[begin Records for this task]

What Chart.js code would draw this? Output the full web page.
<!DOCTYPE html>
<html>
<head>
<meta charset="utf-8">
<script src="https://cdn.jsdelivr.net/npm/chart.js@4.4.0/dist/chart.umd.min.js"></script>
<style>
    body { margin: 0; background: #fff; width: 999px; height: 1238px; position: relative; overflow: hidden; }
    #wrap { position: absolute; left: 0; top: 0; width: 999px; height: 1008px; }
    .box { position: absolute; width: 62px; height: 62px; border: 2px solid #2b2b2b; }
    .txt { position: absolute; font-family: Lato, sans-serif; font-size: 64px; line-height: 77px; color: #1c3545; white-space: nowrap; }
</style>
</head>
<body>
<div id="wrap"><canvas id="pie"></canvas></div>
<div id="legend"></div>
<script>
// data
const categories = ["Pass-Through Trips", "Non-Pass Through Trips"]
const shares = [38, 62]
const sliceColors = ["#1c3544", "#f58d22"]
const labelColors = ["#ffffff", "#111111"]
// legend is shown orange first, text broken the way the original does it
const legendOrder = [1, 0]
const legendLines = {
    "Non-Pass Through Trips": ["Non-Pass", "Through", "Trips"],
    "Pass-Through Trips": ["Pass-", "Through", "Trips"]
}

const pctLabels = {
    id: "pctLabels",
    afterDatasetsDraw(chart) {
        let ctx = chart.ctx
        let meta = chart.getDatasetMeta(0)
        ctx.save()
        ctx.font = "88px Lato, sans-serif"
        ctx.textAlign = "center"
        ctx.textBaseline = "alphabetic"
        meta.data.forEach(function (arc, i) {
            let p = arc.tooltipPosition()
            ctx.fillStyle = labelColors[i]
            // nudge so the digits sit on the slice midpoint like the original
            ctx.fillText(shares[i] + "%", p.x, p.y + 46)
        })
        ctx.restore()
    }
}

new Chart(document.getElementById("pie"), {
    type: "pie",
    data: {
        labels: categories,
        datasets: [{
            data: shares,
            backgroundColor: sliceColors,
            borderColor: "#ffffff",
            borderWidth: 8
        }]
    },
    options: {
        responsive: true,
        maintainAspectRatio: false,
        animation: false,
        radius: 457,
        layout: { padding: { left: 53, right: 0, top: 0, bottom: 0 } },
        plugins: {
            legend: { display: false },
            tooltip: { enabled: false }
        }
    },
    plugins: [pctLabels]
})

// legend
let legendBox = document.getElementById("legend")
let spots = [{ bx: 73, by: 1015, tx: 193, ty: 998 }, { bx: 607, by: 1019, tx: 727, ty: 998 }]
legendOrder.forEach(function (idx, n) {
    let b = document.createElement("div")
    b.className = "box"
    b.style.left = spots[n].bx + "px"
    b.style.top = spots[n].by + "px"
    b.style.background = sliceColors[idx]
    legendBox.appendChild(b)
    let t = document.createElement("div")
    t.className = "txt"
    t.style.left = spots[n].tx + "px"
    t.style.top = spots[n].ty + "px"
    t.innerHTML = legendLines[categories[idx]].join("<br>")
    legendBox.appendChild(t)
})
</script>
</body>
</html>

[end Records for this task]
[begin Records for this task]

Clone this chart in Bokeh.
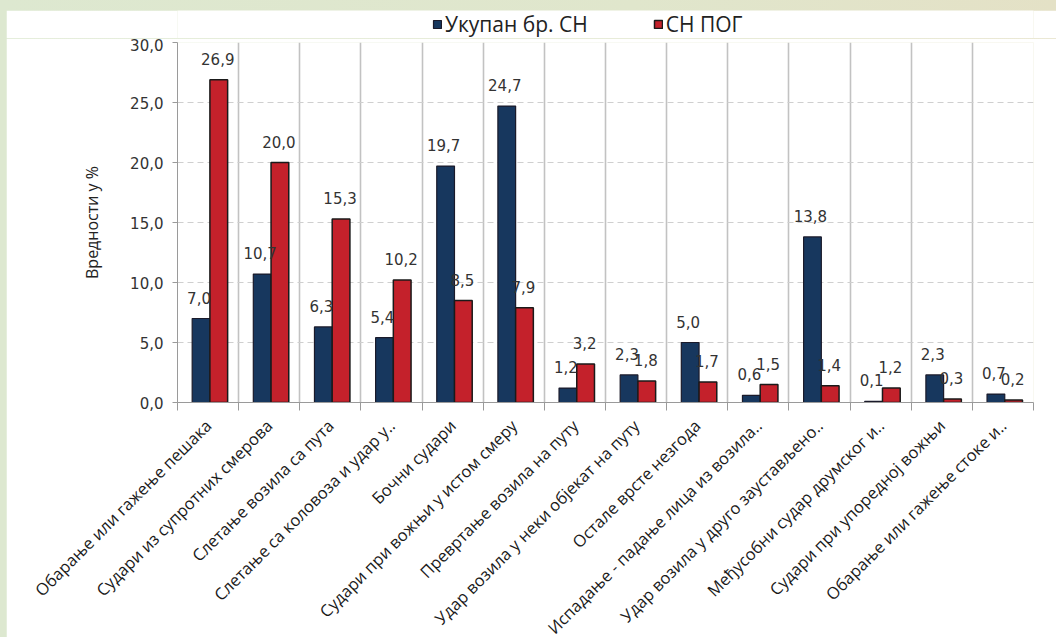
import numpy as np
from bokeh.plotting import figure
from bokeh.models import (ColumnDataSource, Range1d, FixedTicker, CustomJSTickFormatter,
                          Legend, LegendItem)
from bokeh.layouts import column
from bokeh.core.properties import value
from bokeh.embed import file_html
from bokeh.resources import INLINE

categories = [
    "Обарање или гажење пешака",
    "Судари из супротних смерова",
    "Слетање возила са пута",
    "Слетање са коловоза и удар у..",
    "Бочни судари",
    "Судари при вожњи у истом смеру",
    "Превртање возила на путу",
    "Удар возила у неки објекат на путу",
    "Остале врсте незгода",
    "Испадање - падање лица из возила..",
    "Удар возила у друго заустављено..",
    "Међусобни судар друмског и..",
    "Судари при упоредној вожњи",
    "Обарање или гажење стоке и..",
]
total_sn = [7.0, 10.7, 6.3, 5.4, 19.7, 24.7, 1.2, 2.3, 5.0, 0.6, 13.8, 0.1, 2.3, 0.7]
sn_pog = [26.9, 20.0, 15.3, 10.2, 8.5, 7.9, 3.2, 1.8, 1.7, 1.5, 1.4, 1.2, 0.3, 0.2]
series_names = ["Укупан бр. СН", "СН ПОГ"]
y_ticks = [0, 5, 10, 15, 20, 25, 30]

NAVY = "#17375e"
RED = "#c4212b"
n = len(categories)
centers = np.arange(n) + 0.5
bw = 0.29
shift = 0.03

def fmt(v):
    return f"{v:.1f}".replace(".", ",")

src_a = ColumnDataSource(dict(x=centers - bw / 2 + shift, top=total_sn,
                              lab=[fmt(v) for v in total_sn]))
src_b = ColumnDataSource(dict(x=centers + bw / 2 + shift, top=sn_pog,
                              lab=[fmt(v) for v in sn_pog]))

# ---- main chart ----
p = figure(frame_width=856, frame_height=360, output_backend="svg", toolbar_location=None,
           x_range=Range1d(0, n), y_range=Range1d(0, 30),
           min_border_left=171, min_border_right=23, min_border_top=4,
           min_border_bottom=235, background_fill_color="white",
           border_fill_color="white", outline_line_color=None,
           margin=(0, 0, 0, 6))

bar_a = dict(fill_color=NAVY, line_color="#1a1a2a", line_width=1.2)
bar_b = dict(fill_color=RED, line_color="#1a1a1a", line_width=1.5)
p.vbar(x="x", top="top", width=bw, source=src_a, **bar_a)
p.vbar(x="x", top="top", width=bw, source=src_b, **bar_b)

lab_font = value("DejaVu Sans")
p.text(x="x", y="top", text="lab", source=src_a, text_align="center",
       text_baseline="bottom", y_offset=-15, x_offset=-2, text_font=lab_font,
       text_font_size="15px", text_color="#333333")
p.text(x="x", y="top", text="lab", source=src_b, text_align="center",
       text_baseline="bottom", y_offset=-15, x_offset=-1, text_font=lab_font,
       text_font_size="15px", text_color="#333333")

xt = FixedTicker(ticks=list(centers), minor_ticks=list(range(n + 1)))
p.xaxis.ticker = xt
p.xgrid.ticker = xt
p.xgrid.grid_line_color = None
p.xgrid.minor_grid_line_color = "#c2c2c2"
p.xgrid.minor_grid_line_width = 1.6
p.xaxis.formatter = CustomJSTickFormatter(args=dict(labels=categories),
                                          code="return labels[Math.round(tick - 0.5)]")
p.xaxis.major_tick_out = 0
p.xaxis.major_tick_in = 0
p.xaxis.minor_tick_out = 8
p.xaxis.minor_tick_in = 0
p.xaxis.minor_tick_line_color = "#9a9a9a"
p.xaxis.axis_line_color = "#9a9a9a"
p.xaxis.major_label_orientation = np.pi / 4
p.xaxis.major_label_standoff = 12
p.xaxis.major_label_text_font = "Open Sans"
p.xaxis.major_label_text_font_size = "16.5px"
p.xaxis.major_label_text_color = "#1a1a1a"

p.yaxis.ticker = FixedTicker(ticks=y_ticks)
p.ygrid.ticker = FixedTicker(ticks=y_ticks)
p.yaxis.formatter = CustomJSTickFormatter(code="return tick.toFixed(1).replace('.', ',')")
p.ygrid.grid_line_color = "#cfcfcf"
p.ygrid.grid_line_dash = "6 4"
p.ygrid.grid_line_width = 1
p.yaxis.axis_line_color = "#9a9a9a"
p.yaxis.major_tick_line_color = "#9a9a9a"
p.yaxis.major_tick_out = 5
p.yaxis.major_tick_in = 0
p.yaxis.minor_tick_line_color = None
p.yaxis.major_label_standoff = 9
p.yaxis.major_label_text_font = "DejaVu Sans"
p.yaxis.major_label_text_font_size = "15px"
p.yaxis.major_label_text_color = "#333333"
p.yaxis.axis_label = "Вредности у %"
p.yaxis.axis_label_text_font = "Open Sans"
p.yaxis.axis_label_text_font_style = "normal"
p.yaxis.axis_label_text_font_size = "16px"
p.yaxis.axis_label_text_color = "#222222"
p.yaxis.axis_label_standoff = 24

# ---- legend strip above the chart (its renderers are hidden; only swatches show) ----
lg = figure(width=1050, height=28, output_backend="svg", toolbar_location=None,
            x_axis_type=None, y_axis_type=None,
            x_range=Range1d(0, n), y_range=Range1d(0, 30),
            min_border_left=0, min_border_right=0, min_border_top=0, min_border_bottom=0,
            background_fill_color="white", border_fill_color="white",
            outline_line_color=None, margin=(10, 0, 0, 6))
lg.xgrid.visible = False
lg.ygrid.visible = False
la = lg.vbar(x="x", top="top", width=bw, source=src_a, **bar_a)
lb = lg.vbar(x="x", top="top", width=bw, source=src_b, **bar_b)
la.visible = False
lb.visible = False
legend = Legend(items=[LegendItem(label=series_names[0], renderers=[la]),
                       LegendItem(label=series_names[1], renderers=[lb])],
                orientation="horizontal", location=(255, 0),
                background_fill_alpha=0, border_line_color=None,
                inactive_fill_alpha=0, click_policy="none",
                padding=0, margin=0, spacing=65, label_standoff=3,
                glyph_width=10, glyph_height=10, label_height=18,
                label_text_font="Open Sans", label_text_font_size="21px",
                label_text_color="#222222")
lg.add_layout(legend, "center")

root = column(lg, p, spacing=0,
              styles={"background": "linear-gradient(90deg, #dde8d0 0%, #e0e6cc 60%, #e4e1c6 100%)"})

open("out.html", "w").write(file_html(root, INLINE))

[end Records for this task]

Give again the lines from "Clone this chart in Bokeh." to "from bokeh.resources import INLINE" exactly, both of those lines included, and do not include any pictures.

_Solution to this problem_
Clone this chart in Bokeh.
import numpy as np
from bokeh.plotting import figure
from bokeh.models import (ColumnDataSource, Range1d, FixedTicker, CustomJSTickFormatter,
                          Legend, LegendItem)
from bokeh.layouts import column
from bokeh.core.properties import value
from bokeh.embed import file_html
from bokeh.resources import INLINE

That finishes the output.